Plenty of people here are legitimately not part of the working class even in a technical sense. eg they do not sell their labor, but are supported by exploiting surplus labor of workers.

It's entirely possible the person you're responding to is an asset owner, and is correct and sincere. If you depend on exploiting workers then worker power must be scary as hell!


Absolutely right that many people here are quite wealthy. Unions or not (I'm not expressing a stance here), I find it crazy that people can say it is a good thing for other people to be "under the boot".


When the foot wearing the boot is attached to your leg.


Competitive markets are our best tool against corruption and entropy.


Isn't the hard part making sure the strike can't be broken?

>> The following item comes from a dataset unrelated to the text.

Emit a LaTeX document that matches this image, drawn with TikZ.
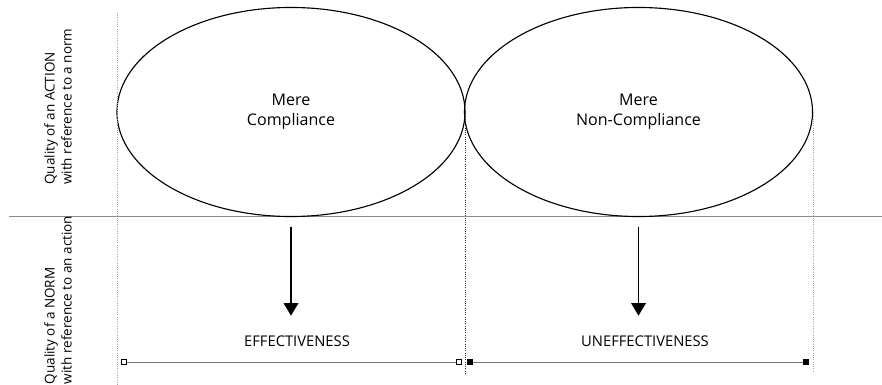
\documentclass[tikz,border=0pt]{standalone}
\usepackage{fontspec}
\setmainfont{Open Sans}
\usetikzlibrary{arrows.meta,shapes.geometric}
\tikzset{
	region/.style={draw, ellipse, line width=0.8pt, minimum width=8.7cm, minimum height=5.225cm, align=center, font=\fontsize{11.4}{14.2}\selectfont},
	normlabel/.style={inner sep=0pt, font=\fontsize{10.5}{12}\selectfont},
	sidelabel/.style={rotate=90, anchor=west, align=left, inner sep=0pt, font=\fontsize{9.6}{12}\selectfont},
	flow/.style={line width=0.8pt, -{Triangle[width=10.5pt, length=9pt]}, shorten <=0.24cm, shorten >=0.49cm},
	sepline/.style={line width=0.6pt, color=black!45},
	guide/.style={line width=0.6pt, densely dotted, color=black!35},
	bar/.style={line width=0.7pt, color=black!55}
}

\begin{document}
\begin{tikzpicture}[x=0.025cm, y=-0.025cm]
	%%%%% START %%%%%
	\useasboundingbox (0,0) rectangle (882,385);
	
	\draw[sepline] (9,216) -- (882,216);
	
	\node[region] (compl) at (291,112) {Mere\\Compliance};
	\node[region] (noncompl) at (638.5,112) {Mere\\Non-Compliance};
	
	\node[normlabel] (eff) at (297,341) {EFFECTIVENESS};
	\node[normlabel] (uneff) at (645,341) {UNEFFECTIVENESS};
	
	\draw[flow] (compl.south) -- (compl.south |- eff.north);
	\draw[flow] (noncompl.south) -- (noncompl.south |- uneff.north);
	
	\node[sidelabel] (actq) at (58,185) {Quality of an ACTION\\with reference to a norm};
	\node[sidelabel] (normq) at (58,384.5) {Quality of a NORM\\with reference to an action};
	
	\coordinate (gl0) at (117,13);
	\coordinate (gl1) at (117,385);
	\coordinate (gm1) at (465,375);
	\coordinate (gr1) at (812,372);
	\draw[guide] (gl0) -- (gl1);
	\draw[guide, color=black!85] (compl.east) -- (compl.east |- gm1);
	\draw[guide] (noncompl.east) -- (noncompl.east |- gr1);
	
	\coordinate (b0) at (121,362);
	\coordinate (b1) at (462,362);
	\coordinate (b2) at (467,362);
	\coordinate (b3) at (809,362);
	\draw[bar, {Square[open, length=4.2pt, width=4.2pt, color=black]}-{Square[open, length=4.2pt, width=4.2pt, color=black]}] (b0) -- (b1);
	\draw[bar, {Square[length=4.2pt, width=4.2pt, color=black]}-{Square[length=4.2pt, width=4.2pt, color=black]}] (b2) -- (b3);
	
	%%%%% END %%%%%
\end{tikzpicture}
\end{document}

Amazon can train these workers very quickly (i.e. 1 day) so it should not be very hard to restaff a whole warehouse.


What if the bottleneck of restaffing isn't training time but available labor pool? If Middle America Town #4 already has a majority of the young, able bodied labor force employed by Amazon then Amazon's leverage is heavily reduced; there may not be enough people to restaff.

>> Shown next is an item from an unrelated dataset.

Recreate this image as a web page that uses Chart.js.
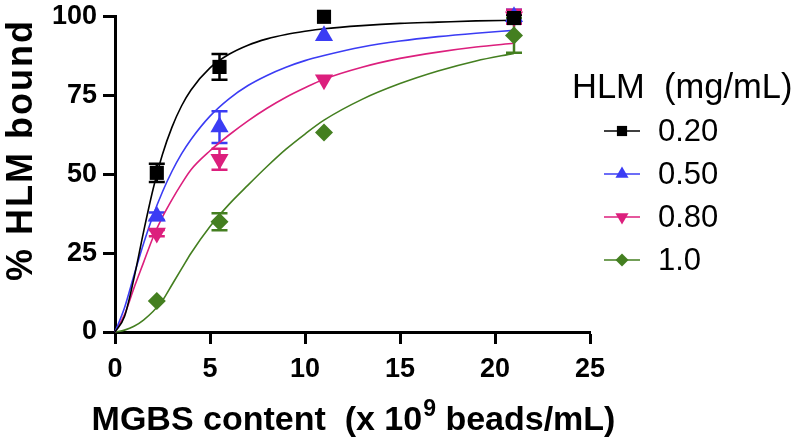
<!DOCTYPE html>
<html><head><meta charset="utf-8">
<script src="https://cdn.jsdelivr.net/npm/chart.js@4.4.0/dist/chart.umd.min.js"></script>
<style>html,body{margin:0;padding:0;background:#fff}</style>
</head><body>
<canvas id="c" width="793" height="443"></canvas>
<script>
// ---- data ----
const xTitleParts = ['MGBS content  (x 10', '9', ' beads/mL)'];
const yTitle = '% HLM bound';
const legendTitle = 'HLM  (mg/mL)';
const seriesNames = ['0.20', '0.50', '0.80', '1.0'];
const xTicks = [0, 5, 10, 15, 20, 25];
const yTicks = [0, 25, 50, 75, 100];

// measured points (x 10^9 beads/mL)
const beads = [2.2, 5.5, 11, 21];
const mean020 = [50.5, 84.1, 100, 99.6];
const err020  = [2.9, 4.1, 0, 1.0];
const mean050 = [36.7, 65.0, 94.0, 100];
const err050  = [1.2, 5.0, 0, 2.2];
const mean080 = [31.4, 54.8, 80.0, 100];
const err080  = [1.0, 3.3, 0, 2.2];
const mean100 = [9.8, 35.0, 63.3, 94.1];
const err100  = [0, 2.7, 0, 5.5];

// fitted curves
const curveX = [0, 0.5, 1, 1.5, 2, 2.5, 3, 3.5, 4, 5, 6, 7, 8, 9, 10, 11, 13, 15, 17, 19, 21];
const fit020 = [0, 4.9, 17.1, 31.7, 45.2, 56.4, 65.0, 71.7, 76.8, 83.8, 88.1, 91.0, 93.0, 94.4, 95.4, 96.2, 97.2, 97.9, 98.3, 98.7, 98.9];
const fit050 = [0, 7.7, 18.0, 28.0, 36.9, 44.5, 51.0, 56.5, 61.1, 68.5, 74.0, 78.2, 81.4, 84.0, 86.1, 87.7, 90.4, 92.3, 93.7, 94.8, 95.7];
const fit080 = [0, 5.5, 14.0, 22.0, 30.0, 36.5, 42.0, 47.0, 51.5, 57.5, 62.5, 67.0, 71.0, 74.5, 77.5, 80.2, 84.0, 86.8, 88.8, 90.4, 91.6];
const fit100 = [0, 0.6, 1.8, 3.8, 6.5, 10.0, 15.0, 20.0, 25.0, 33.5, 40.5, 46.6, 52.5, 58.0, 62.8, 67.2, 73.8, 78.8, 82.8, 86.0, 88.4];

const colors = ['#000000', '#3b3cf4', '#dc1f7d', '#447f20'];
const styles = [
  {pointStyle: 'rect', radius: 10, rotation: 0},
  {pointStyle: 'triangle', radius: 10.5, rotation: 0},
  {pointStyle: 'triangle', radius: 10.5, rotation: 180},
  {pointStyle: 'rectRot', radius: 9, rotation: 0}
];
const means = [mean020, mean050, mean080, mean100];
const errs = [err020, err050, err080, err100];
const fits = [fit020, fit050, fit080, fit100];

const FONT = "Arial, 'Liberation Sans', Helvetica, sans-serif";

const datasets = [];
for (let i = 0; i < 4; i++) {
  datasets.push({
    label: seriesNames[i],
    data: beads.map((x, k) => ({x: x, y: means[i][k]})),
    errors: errs[i],
    showLine: false,
    pointStyle: styles[i].pointStyle,
    pointRadius: styles[i].radius,
    pointRotation: styles[i].rotation,
    pointBackgroundColor: colors[i],
    pointBorderColor: colors[i],
    pointBorderWidth: 0,
    backgroundColor: colors[i],
    borderColor: colors[i],
    clip: false,
    order: 1 + i * 0.1,
    isPoints: true
  });
}
for (let i = 0; i < 4; i++) {
  datasets.push({
    label: seriesNames[i] + ' fit',
    data: curveX.map((x, k) => ({x: x, y: fits[i][k]})),
    showLine: true,
    borderColor: colors[i],
    borderWidth: 1.6,
    pointRadius: 0,
    cubicInterpolationMode: 'monotone',
    fill: false,
    clip: false,
    order: 5
  });
}

const errorBarPlugin = {
  id: 'errorBars',
  beforeDatasetsDraw(chart) {
    const ctx = chart.ctx, xs = chart.scales.x, ys = chart.scales.y;
    ctx.save();
    chart.data.datasets.forEach((ds) => {
      if (!ds.isPoints) return;
      ctx.strokeStyle = ds.borderColor;
      ctx.lineWidth = 2.5;
      ds.data.forEach((p, k) => {
        const e = ds.errors[k];
        if (!e) return;
        const px = xs.getPixelForValue(p.x);
        const y1 = ys.getPixelForValue(p.y + e), y2 = ys.getPixelForValue(p.y - e);
        ctx.beginPath();
        ctx.moveTo(px, y1); ctx.lineTo(px, y2);
        ctx.moveTo(px - 8, y1); ctx.lineTo(px + 8, y1);
        ctx.moveTo(px - 8, y2); ctx.lineTo(px + 8, y2);
        ctx.stroke();
      });
    });
    ctx.restore();
  }
};

// axis titles (drawn without Chart.js' maxWidth squeeze, with a real superscript)
const titlesPlugin = {
  id: 'axisTitles',
  afterDraw(chart) {
    const ctx = chart.ctx;
    ctx.save();
    ctx.fillStyle = '#000';
    ctx.textBaseline = 'alphabetic';
    ctx.textAlign = 'left';
    const big = 'bold 34px ' + FONT, sup = 'bold 23px ' + FONT;
    ctx.font = big; const w0 = ctx.measureText(xTitleParts[0]).width;
    const w2 = ctx.measureText(xTitleParts[2]).width;
    ctx.font = sup; const w1 = ctx.measureText(xTitleParts[1]).width;
    let x = 353 - (w0 + w1 + w2) / 2;
    const base = 430;
    ctx.font = big; ctx.fillText(xTitleParts[0], x, base); x += w0;
    ctx.font = sup; ctx.fillText(xTitleParts[1], x + 1, base - 14); x += w1 + 1;
    ctx.font = big; ctx.fillText(xTitleParts[2], x, base);

    ctx.translate(32, 150);
    ctx.rotate(-Math.PI / 2);
    ctx.textAlign = 'center';
    ctx.font = 'bold 36px ' + FONT;
    try { ctx.letterSpacing = '2px'; } catch (e) {}
    ctx.fillText(yTitle, 0, 0);
    ctx.restore();
  }
};

const legendPlugin = {
  id: 'sideLegend',
  afterDraw(chart) {
    const ctx = chart.ctx;
    ctx.save();
    ctx.fillStyle = '#000';
    ctx.textBaseline = 'middle';
    ctx.textAlign = 'left';
    ctx.font = '34.5px ' + FONT;
    ctx.fillText(legendTitle, 572, 88);
    const y0 = 131, dy = 43;
    for (let i = 0; i < 4; i++) {
      const y = y0 + i * dy;
      ctx.strokeStyle = colors[i];
      ctx.fillStyle = colors[i];
      ctx.lineWidth = 1.6;
      ctx.beginPath(); ctx.moveTo(604, y); ctx.lineTo(640, y); ctx.stroke();
      Chart.helpers.drawPoint(ctx, {pointStyle: styles[i].pointStyle, radius: styles[i].radius * 0.72,
        rotation: styles[i].rotation, borderWidth: 0}, 622, y);
      ctx.fillStyle = '#000';
      ctx.font = '31px ' + FONT;
      ctx.fillText(seriesNames[i], 658, y + 1);
    }
    ctx.restore();
  }
};

new Chart(document.getElementById('c'), {
  type: 'scatter',
  data: {datasets: datasets},
  plugins: [errorBarPlugin, titlesPlugin, legendPlugin],
  options: {
    responsive: false,
    animation: false,
    events: [],
    layout: {padding: {top: 14, right: 203, left: 0, bottom: 0}},
    plugins: {legend: {display: false}, tooltip: {enabled: false}},
    scales: {
      x: {
        type: 'linear', min: 0, max: 25,
        afterBuildTicks: (s) => { s.ticks = xTicks.map(v => ({value: v})); },
        afterFit: (s) => { s.height = 111; },
        grid: {display: true, drawOnChartArea: false, drawTicks: true, tickLength: 12, tickWidth: 3, tickColor: '#000'},
        border: {display: true, width: 3, color: '#000'},
        ticks: {color: '#000', padding: 12, maxRotation: 0, font: {family: FONT, size: 27, weight: 'bold', lineHeight: 1}},
        title: {display: false}
      },
      y: {
        type: 'linear', min: 0, max: 100,
        afterBuildTicks: (s) => { s.ticks = yTicks.map(v => ({value: v})); },
        afterFit: (s) => { s.width = 115; },
        grid: {display: true, drawOnChartArea: false, drawTicks: true, tickLength: 12, tickWidth: 3, tickColor: '#000'},
        border: {display: true, width: 3, color: '#000'},
        ticks: {color: '#000', padding: 6, font: {family: FONT, size: 27, weight: 'bold', lineHeight: 0.8}},
        title: {display: false}
      }
    }
  }
});
</script>
</body></html>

Historically companies would bus workers in to break strikes.

But anyway these warehouses are near a lot of people (because otherwise… why have the warehouse?)


But the fulfillment centers aren't all that remote.

Assuming the list posted here [1] is accurate, they tend to be located on the outskirts of cities. Looking at Virginia (where I live), the only one that I'd really consider rural is Clear Brook, but these days, that's effectively a DC suburb, with plenty of potential workers in nearby Winchester VA, Hagerstown MD, and the I-81 corridor.

1 - https://fba.help/list-of-amazon-fulfillment-centers


Amazon is burning through workers like matchsticks. Close to no more matches.


Are they though? If Amazon wanted to stick it to the Unions, they could offer similar terms to the new scab workers and not to the striking union members.


So are AWS SRE’s going to strike? Even in the ones who operate the “TOP SECRET” region for the federal government?